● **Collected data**
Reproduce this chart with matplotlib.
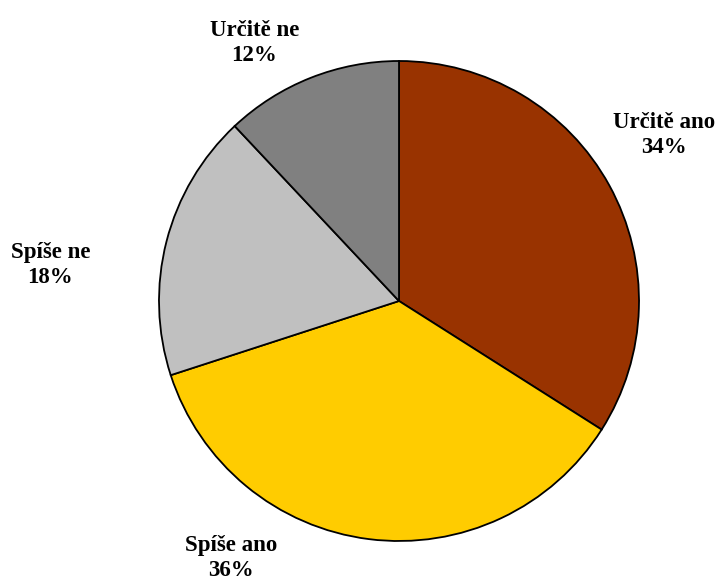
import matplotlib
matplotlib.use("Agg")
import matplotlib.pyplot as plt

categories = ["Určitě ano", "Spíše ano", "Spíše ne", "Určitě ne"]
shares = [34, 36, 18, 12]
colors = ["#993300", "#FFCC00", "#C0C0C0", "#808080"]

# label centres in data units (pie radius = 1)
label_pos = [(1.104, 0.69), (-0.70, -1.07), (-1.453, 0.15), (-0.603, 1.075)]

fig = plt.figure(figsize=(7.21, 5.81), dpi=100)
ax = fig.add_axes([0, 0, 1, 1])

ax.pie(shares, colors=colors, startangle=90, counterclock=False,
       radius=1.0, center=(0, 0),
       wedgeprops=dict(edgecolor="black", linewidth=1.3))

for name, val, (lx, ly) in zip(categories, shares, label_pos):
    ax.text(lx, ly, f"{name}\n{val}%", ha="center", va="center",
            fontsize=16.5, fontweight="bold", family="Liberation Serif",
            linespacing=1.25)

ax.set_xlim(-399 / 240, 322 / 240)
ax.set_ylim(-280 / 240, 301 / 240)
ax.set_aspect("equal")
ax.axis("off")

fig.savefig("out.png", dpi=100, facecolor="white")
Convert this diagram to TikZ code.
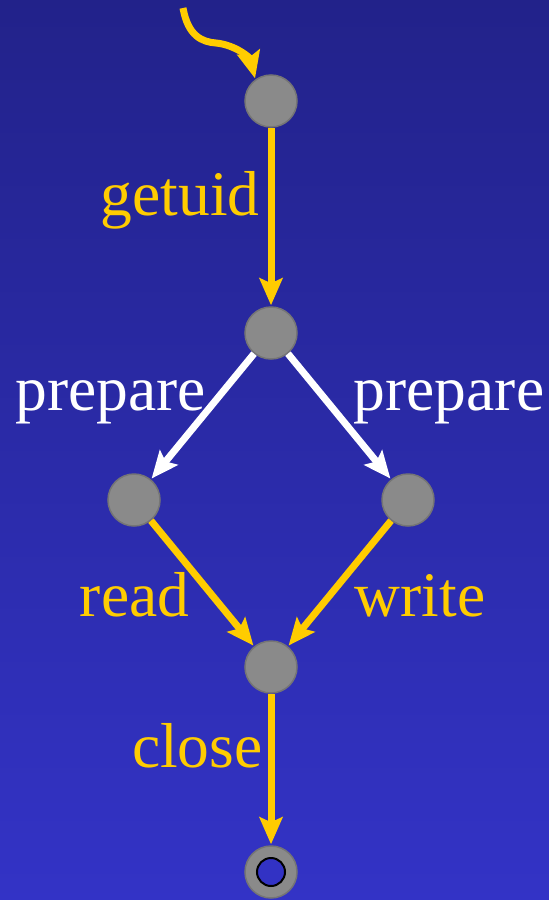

● **EXERCISE AIM**
Take the data above and repeat it exactly, leaving each picture out.

● **COMPLETE ANSWER**
Reproduce this chart with matplotlib.
import matplotlib
matplotlib.use("Agg")
import matplotlib.pyplot as plt

categories = ["Určitě ano", "Spíše ano", "Spíše ne", "Určitě ne"]
shares = [34, 36, 18, 12]
colors = ["#993300", "#FFCC00", "#C0C0C0", "#808080"]

# label centres in data units (pie radius = 1)
label_pos = [(1.104, 0.69), (-0.70, -1.07), (-1.453, 0.15), (-0.603, 1.075)]

fig = plt.figure(figsize=(7.21, 5.81), dpi=100)
ax = fig.add_axes([0, 0, 1, 1])

ax.pie(shares, colors=colors, startangle=90, counterclock=False,
       radius=1.0, center=(0, 0),
       wedgeprops=dict(edgecolor="black", linewidth=1.3))

for name, val, (lx, ly) in zip(categories, shares, label_pos):
    ax.text(lx, ly, f"{name}\n{val}%", ha="center", va="center",
            fontsize=16.5, fontweight="bold", family="Liberation Serif",
            linespacing=1.25)

ax.set_xlim(-399 / 240, 322 / 240)
ax.set_ylim(-280 / 240, 301 / 240)
ax.set_aspect("equal")
ax.axis("off")

fig.savefig("out.png", dpi=100, facecolor="white")
Convert this diagram to TikZ code.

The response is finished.